In 2009, a video of Puma performing fellatio on celebrity helicopter pilot David Martz, while they were flying over San Diego was leaked to TMZ and went viral. The video, filmed in 2007 led the U.S. Federal Aviation Administration to suspend David's license as their investigation found that her body was dangerously obstructing the helicopter's control panel during the sexual act. She explained that she did it to compensate David for allowing his helicopter to be used while filming a porno scene in a nearby hangar.

She received AVN Award nominations in 2009 for Web Starlet of the Year and in 2012 for Best Group Sex Scene (in The Rocki Whore Picture Show: A Hardcore Parody). She also received XBiz Award nominations in 2009 for Web Babe/Starlet of the Year and in 2019 for Best Sex Scene - All-Sex Release (for A Married Woman 2). In 2010, she made her first mainstream film appearance, a cameo in the comedy The 41-Year-Old Virgin Who Knocked Up Sarah Marshall and Felt Superbad About It with comedian/actor Bryan Callen, formerly of MADtv fame.

In October 2012, she released her autobiography published by Lind & Co. The autobiography tells the cautionary tale of her life, paying specific attention to her childhood growing up, her introduction into the adult industry and her troubled relationship with and divorce from Keiran Lee.

In 2014, she made an appearance in the third episode of the seventh season of Sons of Anarchy. She makes an appearance as "Skankenstein" in the first film produced by the club's porn studio along with Jenna Jameson. In 2014 she appeared in two episodes of the Swedish reality series Svenska Hollywoodfruar as a friend to Åsa Vesterlund.

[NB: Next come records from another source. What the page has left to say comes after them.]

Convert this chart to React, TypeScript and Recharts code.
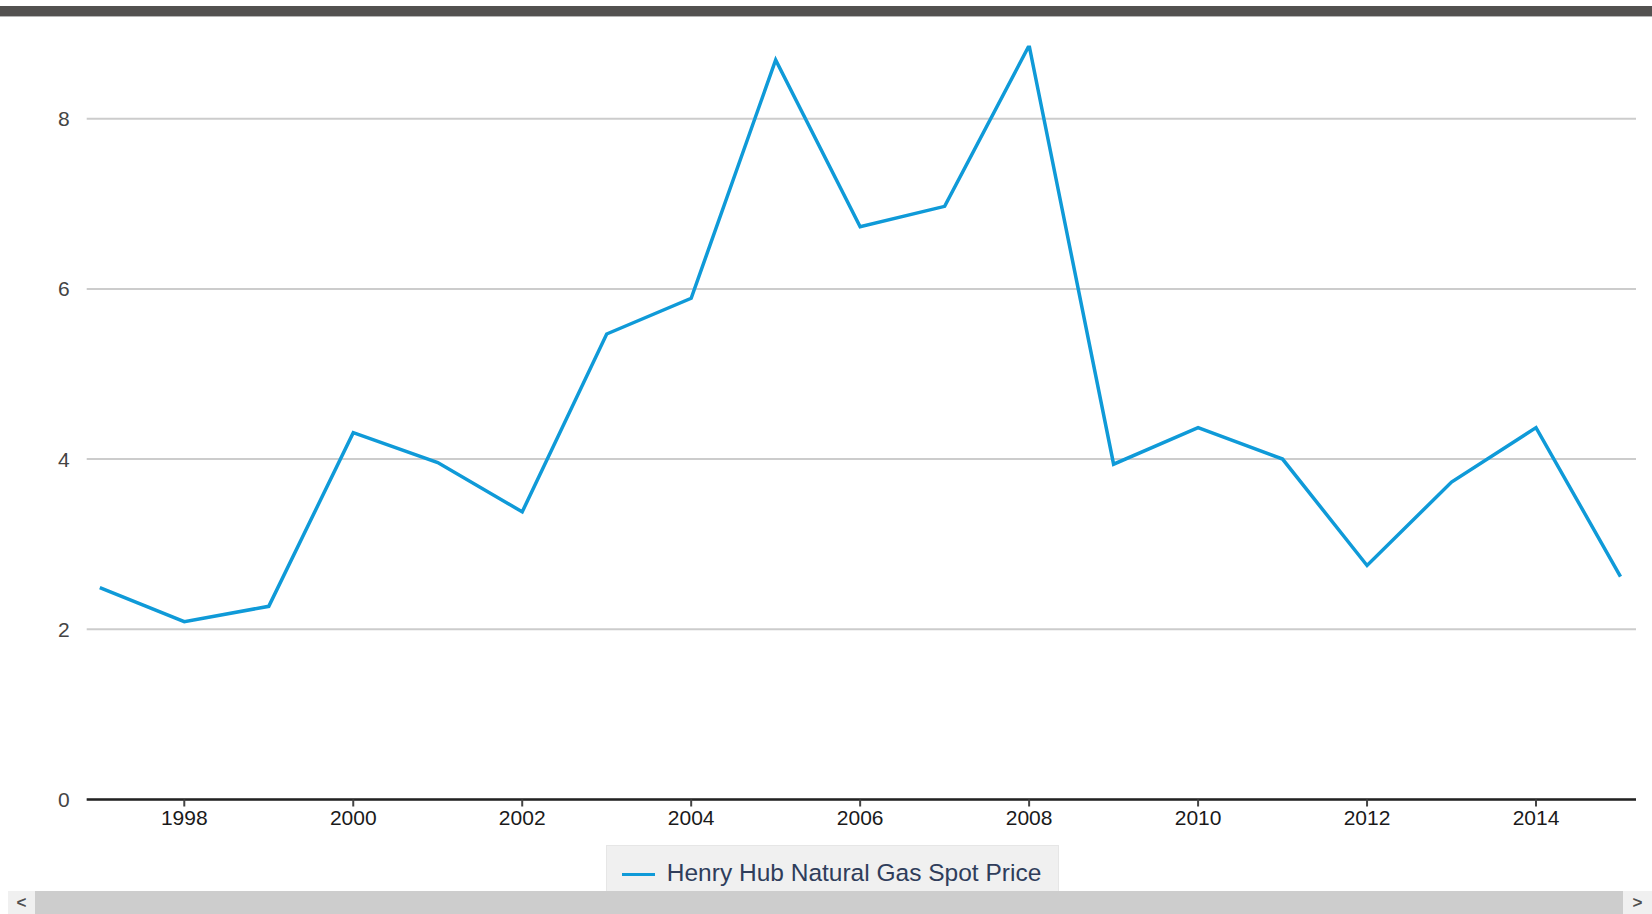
import React from "react";
import { LineChart, Line, XAxis, YAxis, CartesianGrid } from "recharts";

const years = [1997, 1998, 1999, 2000, 2001, 2002, 2003, 2004, 2005, 2006, 2007, 2008, 2009, 2010, 2011, 2012, 2013, 2014, 2015];
const prices = [2.49, 2.09, 2.27, 4.31, 3.96, 3.38, 5.47, 5.89, 8.69, 6.73, 6.97, 8.86, 3.94, 4.37, 4.0, 2.75, 3.73, 4.37, 2.62];
const xTicks = [1998, 2000, 2002, 2004, 2006, 2008, 2010, 2012, 2014];
const yTicks = [0, 2, 4, 6, 8];
const seriesName = "Henry Hub Natural Gas Spot Price";

const data = years.map((y, i) => ({ year: y, price: prices[i] }));

const LINE_COLOR = "#0f9ad8";
const FONT = "'Liberation Sans', Arial, sans-serif";

export default function App() {
  return (
    <div style={{ position: "relative", width: 1652, height: 914, overflow: "hidden", background: "#fff", fontFamily: FONT }}>
      <style>{"body{margin:0;}"}</style>
      {/* top dark bar */}
      <div style={{ position: "absolute", left: 0, top: 6, width: 1652, height: 10, background: "#535150", borderBottom: "1px solid #b5b5b5" }} />
      <div style={{ position: "absolute", left: 0, top: 0 }}>
        <LineChart width={1652} height={914} data={data} margin={{ top: 45.5, right: 16, bottom: 0, left: 0 }}>
          <CartesianGrid horizontal vertical={false} syncWithTicks stroke="#cccccc" strokeWidth={2} />
          <XAxis
            dataKey="year"
            type="number"
            domain={[1997, 2015]}
            ticks={xTicks}
            padding={{ left: 13.1, right: 15.5 }}
            height={114.5}
            tickSize={7}
            tickMargin={3.5}
            axisLine={{ stroke: "#222", strokeWidth: 2.5 }}
            tickLine={{ stroke: "#444", strokeWidth: 2 }}
            tick={{ fill: "#1a1a1a", fontSize: 21, fontFamily: FONT }}
            interval={0}
          />
          <YAxis
            type="number"
            domain={[0, 8.86]}
            allowDataOverflow
            ticks={yTicks}
            width={86.7}
            tickSize={0}
            tickMargin={17}
            axisLine={false}
            tickLine={false}
            tick={{ fill: "#444", fontSize: 21, fontFamily: FONT }}
            interval={0}
          />
          <Line
            type="linear"
            dataKey="price"
            name={seriesName}
            stroke={LINE_COLOR}
            strokeWidth={3.5}
            dot={false}
            activeDot={false}
            isAnimationActive={false}
          />
        </LineChart>
      </div>
      {/* legend */}
      <div style={{ position: "absolute", left: 605.5, top: 845, width: 453.5, height: 60, background: "#f0f0f0", border: "1px solid #e6e6e6", boxSizing: "border-box" }} />
      <div style={{ position: "absolute", left: 621.7, top: 872.5, width: 33, height: 3.5, background: LINE_COLOR }} />
      <div style={{ position: "absolute", left: 666.8, top: 861.4, fontSize: 24.5, lineHeight: "24.5px", color: "#2f3d5b", whiteSpace: "nowrap", fontFamily: FONT }}>
        {seriesName}
      </div>
      {/* bottom scrollbar */}
      <div style={{ position: "absolute", left: 0, top: 891, width: 1652, height: 23, background: "#cdcdcd" }} />
      <div style={{ position: "absolute", left: 0, top: 891, width: 8, height: 23, background: "#fff" }} />
      <div style={{ position: "absolute", left: 8, top: 891, width: 27, height: 23, background: "#f0f0f0", color: "#505050", fontSize: 17, fontWeight: "bold", lineHeight: "23px", textAlign: "center" }}>&lt;</div>
      <div style={{ position: "absolute", left: 1623, top: 891, width: 29, height: 23, background: "#f0f0f0", color: "#505050", fontSize: 17, fontWeight: "bold", lineHeight: "23px", textAlign: "center" }}>&gt;</div>
    </div>
  );
}
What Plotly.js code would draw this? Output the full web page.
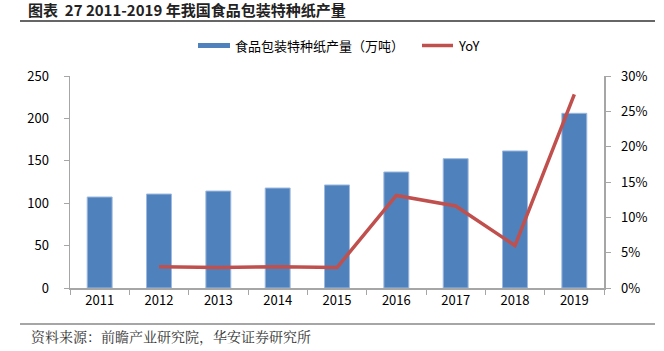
<!DOCTYPE html>
<html><head><meta charset="utf-8">
<script src="https://cdn.plot.ly/plotly-3.0.1.min.js"></script>
<style>html,body{margin:0;padding:0;background:#fff}#c{width:664px;height:351px}</style>
</head><body><div id="c"></div>
<script>
const years = ['2011','2012','2013','2014','2015','2016','2017','2018','2019'];
const output = [107.3, 110.8, 114.3, 117.9, 121.5, 136.8, 152.5, 161.6, 206.0];
const yoyYears = ['2012','2013','2014','2015','2016','2017','2018','2019'];
const yoy = [0.030, 0.029, 0.030, 0.029, 0.131, 0.116, 0.060, 0.274];
const barName = '食品包装特种纸产量（万吨）';
const lineName = 'YoY';
const titleText = '图表  27 2011-2019 年我国食品包装特种纸产量';
const sourceText = '资料来源：前瞻产业研究院，华安证券研究所';

const L=70, R=604, T=76, B=288, W=664, H=351;
const px = x => (x-L)/(R-L);
const py = y => (B-y)/(B-T);
const font = '"Microsoft YaHei","Noto Sans CJK SC","Open Sans",sans-serif';

const traces = [
  {type:'bar', x:years, y:output, name:barName, width:0.42,
   marker:{color:'#4F81BD', line:{color:'#9DB9DE', width:1}}, yaxis:'y'},
  {type:'scatter', mode:'lines', x:yoyYears, y:yoy, name:lineName,
   line:{color:'#C0504D', width:3.5}, yaxis:'y2'}
];
const layout = {
  width:W, height:H, showlegend:false,
  margin:{l:L, r:W-R, t:T, b:H-B, pad:0},
  paper_bgcolor:'#fff', plot_bgcolor:'#fff',
  font:{family:font, size:13, color:'#000'},
  title:{text:'<b>'+titleText+'</b>', x:28/W, xanchor:'left', y:1-11/H, yanchor:'middle', yref:'container',
         font:{family:'"Noto Sans CJK SC",sans-serif', size:15, color:'#222'}},
  xaxis:{type:'category', showline:true, linecolor:'#A6A6A6', linewidth:1.5,
         ticks:'outside', tickson:'boundaries', ticklen:5, tickcolor:'#A6A6A6',
         showgrid:false, zeroline:false, tickfont:{size:13}},
  yaxis:{range:[0,250], dtick:50, showline:true, linecolor:'#A6A6A6', linewidth:1.5,
         ticks:'outside', ticklen:5, tickcolor:'#A6A6A6', showgrid:false, zeroline:false,
         ticklabelstandoff:12, tickfont:{size:13}},
  yaxis2:{range:[0,0.30], dtick:0.05, tickformat:'.0%', overlaying:'y', side:'right',
          showline:true, linecolor:'#A6A6A6', linewidth:1.5, ticks:'outside', ticklen:5,
          tickcolor:'#A6A6A6', showgrid:false, zeroline:false, ticklabelstandoff:8, tickfont:{size:13}},
  shapes:[
    {type:'line', xref:'paper', yref:'paper', x0:px(20), x1:px(655), y0:py(21), y1:py(21), line:{color:'#333', width:1.5}},
    {type:'line', xref:'paper', yref:'paper', x0:px(20), x1:px(655), y0:py(324), y1:py(324), line:{color:'#888', width:1.5}},
    {type:'rect', xref:'paper', yref:'paper', x0:px(198), x1:px(230), y0:py(48), y1:py(43), fillcolor:'#4F81BD', line:{width:0}},
    {type:'line', xref:'paper', yref:'paper', x0:px(422), x1:px(453), y0:py(45.5), y1:py(45.5), line:{color:'#C0504D', width:3.5}}
  ],
  annotations:[
    {xref:'paper', yref:'paper', x:px(233), y:py(45.5), xanchor:'left', yanchor:'middle', text:barName, showarrow:false, font:{size:13}},
    {xref:'paper', yref:'paper', x:px(456), y:py(45.5), xanchor:'left', yanchor:'middle', text:lineName, showarrow:false, font:{size:13}},
    {xref:'paper', yref:'paper', x:px(29), y:py(336), xanchor:'left', yanchor:'middle', text:sourceText, showarrow:false,
     font:{family:'"Noto Serif CJK SC","Noto Sans CJK SC",serif', size:14, color:'#333'}}
  ]
};
Plotly.newPlot('c', traces, layout, {staticPlot:true, displayModeBar:false});
</script>
</body></html>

She received attention in January 2016 when the newspaper Aftonbladet publicized articles about the Swedish Municipal Workers' Union. People within the union had used the union funds for luxurious dinners and the hiring of Swede to perform a strip show at a restaurant owned by the union, which led to the dismissal of the union cashier. Many working members cancelled their memberships in the union.

In October 2017, Puma announced that she was opening her first restaurant, "Puma Burger", in Malmö, Sweden. Six months later, the restaurant was sold to other owners and rebranded.